* _EXERCISE AIM_: Starting with the first line of the data below, copy each line up to and including the one containing "8.0, 2.6, -4.8];". Pictures stay out.

* _GIVEN MATERIAL_:
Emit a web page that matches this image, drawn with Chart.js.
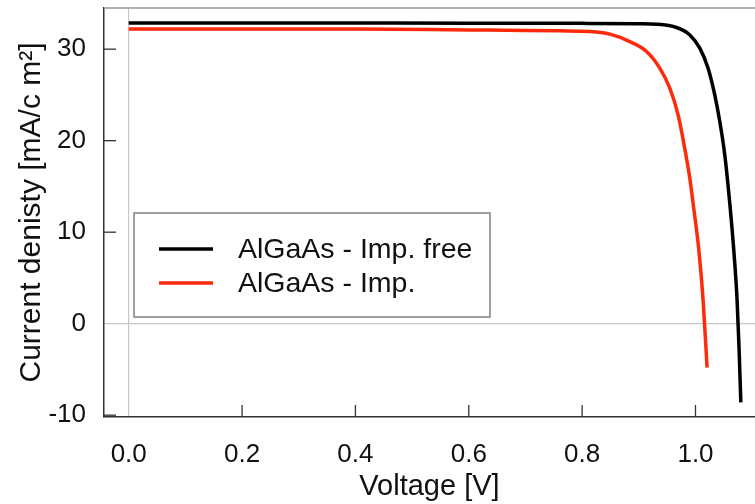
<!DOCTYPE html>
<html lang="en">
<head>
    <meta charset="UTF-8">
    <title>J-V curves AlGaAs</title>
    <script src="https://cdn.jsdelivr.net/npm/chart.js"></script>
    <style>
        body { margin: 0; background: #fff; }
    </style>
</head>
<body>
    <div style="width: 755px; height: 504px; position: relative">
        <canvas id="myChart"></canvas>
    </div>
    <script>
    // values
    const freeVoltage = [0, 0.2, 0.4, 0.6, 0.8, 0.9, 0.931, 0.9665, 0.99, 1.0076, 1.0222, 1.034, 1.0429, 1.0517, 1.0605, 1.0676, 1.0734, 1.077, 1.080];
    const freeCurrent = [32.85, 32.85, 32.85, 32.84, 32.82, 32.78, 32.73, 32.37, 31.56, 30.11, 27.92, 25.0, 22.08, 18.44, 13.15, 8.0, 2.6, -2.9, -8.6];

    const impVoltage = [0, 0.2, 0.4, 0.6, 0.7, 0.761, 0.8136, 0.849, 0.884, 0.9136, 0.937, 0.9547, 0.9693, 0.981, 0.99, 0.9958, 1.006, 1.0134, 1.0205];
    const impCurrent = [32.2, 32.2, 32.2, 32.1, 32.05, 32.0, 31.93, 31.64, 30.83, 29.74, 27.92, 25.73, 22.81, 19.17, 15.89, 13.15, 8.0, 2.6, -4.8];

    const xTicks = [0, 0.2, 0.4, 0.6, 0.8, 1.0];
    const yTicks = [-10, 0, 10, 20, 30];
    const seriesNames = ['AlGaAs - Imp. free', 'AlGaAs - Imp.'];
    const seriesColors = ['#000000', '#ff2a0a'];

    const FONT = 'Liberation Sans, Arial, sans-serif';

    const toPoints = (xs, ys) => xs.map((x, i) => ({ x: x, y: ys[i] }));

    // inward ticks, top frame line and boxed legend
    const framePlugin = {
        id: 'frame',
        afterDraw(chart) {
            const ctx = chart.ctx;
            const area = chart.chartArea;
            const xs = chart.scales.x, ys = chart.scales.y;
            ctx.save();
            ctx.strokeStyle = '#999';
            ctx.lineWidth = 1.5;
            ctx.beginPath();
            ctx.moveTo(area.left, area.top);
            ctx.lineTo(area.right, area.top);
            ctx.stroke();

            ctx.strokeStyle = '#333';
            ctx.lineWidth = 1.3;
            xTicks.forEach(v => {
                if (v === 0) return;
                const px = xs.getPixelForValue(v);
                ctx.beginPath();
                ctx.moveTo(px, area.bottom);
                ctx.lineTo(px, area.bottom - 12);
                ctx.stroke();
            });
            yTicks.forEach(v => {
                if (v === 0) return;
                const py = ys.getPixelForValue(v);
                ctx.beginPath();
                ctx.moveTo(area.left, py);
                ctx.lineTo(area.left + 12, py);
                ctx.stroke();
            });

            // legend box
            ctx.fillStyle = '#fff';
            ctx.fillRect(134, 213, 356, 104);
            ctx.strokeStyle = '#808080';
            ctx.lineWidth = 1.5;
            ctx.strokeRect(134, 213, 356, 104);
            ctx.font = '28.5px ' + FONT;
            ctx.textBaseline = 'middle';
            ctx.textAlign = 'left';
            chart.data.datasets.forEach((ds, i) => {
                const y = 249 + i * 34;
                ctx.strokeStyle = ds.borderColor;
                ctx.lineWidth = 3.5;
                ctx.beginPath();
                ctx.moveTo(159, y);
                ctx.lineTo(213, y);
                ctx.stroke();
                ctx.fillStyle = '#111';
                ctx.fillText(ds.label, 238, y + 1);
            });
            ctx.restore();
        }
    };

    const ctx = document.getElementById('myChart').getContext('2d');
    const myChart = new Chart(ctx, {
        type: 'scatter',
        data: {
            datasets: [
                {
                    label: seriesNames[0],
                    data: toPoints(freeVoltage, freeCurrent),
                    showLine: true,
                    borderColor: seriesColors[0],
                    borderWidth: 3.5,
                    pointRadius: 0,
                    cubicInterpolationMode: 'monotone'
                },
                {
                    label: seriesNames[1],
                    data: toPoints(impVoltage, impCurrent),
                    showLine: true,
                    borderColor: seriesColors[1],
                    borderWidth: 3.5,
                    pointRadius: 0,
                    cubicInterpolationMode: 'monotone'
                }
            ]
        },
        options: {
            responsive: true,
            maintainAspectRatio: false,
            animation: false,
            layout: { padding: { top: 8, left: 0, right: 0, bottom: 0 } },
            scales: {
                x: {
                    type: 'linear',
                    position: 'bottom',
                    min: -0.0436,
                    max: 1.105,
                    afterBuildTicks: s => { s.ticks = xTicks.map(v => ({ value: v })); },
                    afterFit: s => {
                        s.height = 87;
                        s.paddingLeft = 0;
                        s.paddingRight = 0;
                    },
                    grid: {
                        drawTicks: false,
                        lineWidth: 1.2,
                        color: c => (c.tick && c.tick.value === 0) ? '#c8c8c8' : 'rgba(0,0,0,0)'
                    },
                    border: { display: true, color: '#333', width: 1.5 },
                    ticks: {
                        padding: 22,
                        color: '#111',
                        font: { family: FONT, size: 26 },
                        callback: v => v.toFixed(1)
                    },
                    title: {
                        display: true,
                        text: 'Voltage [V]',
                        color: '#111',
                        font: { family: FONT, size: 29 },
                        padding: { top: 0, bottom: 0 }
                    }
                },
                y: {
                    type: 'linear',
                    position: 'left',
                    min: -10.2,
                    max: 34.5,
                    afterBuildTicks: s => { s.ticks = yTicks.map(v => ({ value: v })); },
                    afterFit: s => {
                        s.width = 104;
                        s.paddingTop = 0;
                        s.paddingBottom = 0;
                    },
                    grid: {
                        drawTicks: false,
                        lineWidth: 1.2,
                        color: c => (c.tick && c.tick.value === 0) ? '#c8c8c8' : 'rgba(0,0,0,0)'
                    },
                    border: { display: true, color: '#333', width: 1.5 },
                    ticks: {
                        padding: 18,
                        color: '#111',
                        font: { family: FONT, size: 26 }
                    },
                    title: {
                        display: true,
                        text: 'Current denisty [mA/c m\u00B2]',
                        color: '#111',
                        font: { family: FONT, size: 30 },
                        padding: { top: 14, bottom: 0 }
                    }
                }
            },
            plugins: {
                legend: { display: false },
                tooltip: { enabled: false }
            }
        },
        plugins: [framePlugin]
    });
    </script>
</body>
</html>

* _ANSWER TO THE EXERCISE_:
Emit a web page that matches this image, drawn with Chart.js.
<!DOCTYPE html>
<html lang="en">
<head>
    <meta charset="UTF-8">
    <title>J-V curves AlGaAs</title>
    <script src="https://cdn.jsdelivr.net/npm/chart.js"></script>
    <style>
        body { margin: 0; background: #fff; }
    </style>
</head>
<body>
    <div style="width: 755px; height: 504px; position: relative">
        <canvas id="myChart"></canvas>
    </div>
    <script>
    // values
    const freeVoltage = [0, 0.2, 0.4, 0.6, 0.8, 0.9, 0.931, 0.9665, 0.99, 1.0076, 1.0222, 1.034, 1.0429, 1.0517, 1.0605, 1.0676, 1.0734, 1.077, 1.080];
    const freeCurrent = [32.85, 32.85, 32.85, 32.84, 32.82, 32.78, 32.73, 32.37, 31.56, 30.11, 27.92, 25.0, 22.08, 18.44, 13.15, 8.0, 2.6, -2.9, -8.6];

    const impVoltage = [0, 0.2, 0.4, 0.6, 0.7, 0.761, 0.8136, 0.849, 0.884, 0.9136, 0.937, 0.9547, 0.9693, 0.981, 0.99, 0.9958, 1.006, 1.0134, 1.0205];
    const impCurrent = [32.2, 32.2, 32.2, 32.1, 32.05, 32.0, 31.93, 31.64, 30.83, 29.74, 27.92, 25.73, 22.81, 19.17, 15.89, 13.15, 8.0, 2.6, -4.8];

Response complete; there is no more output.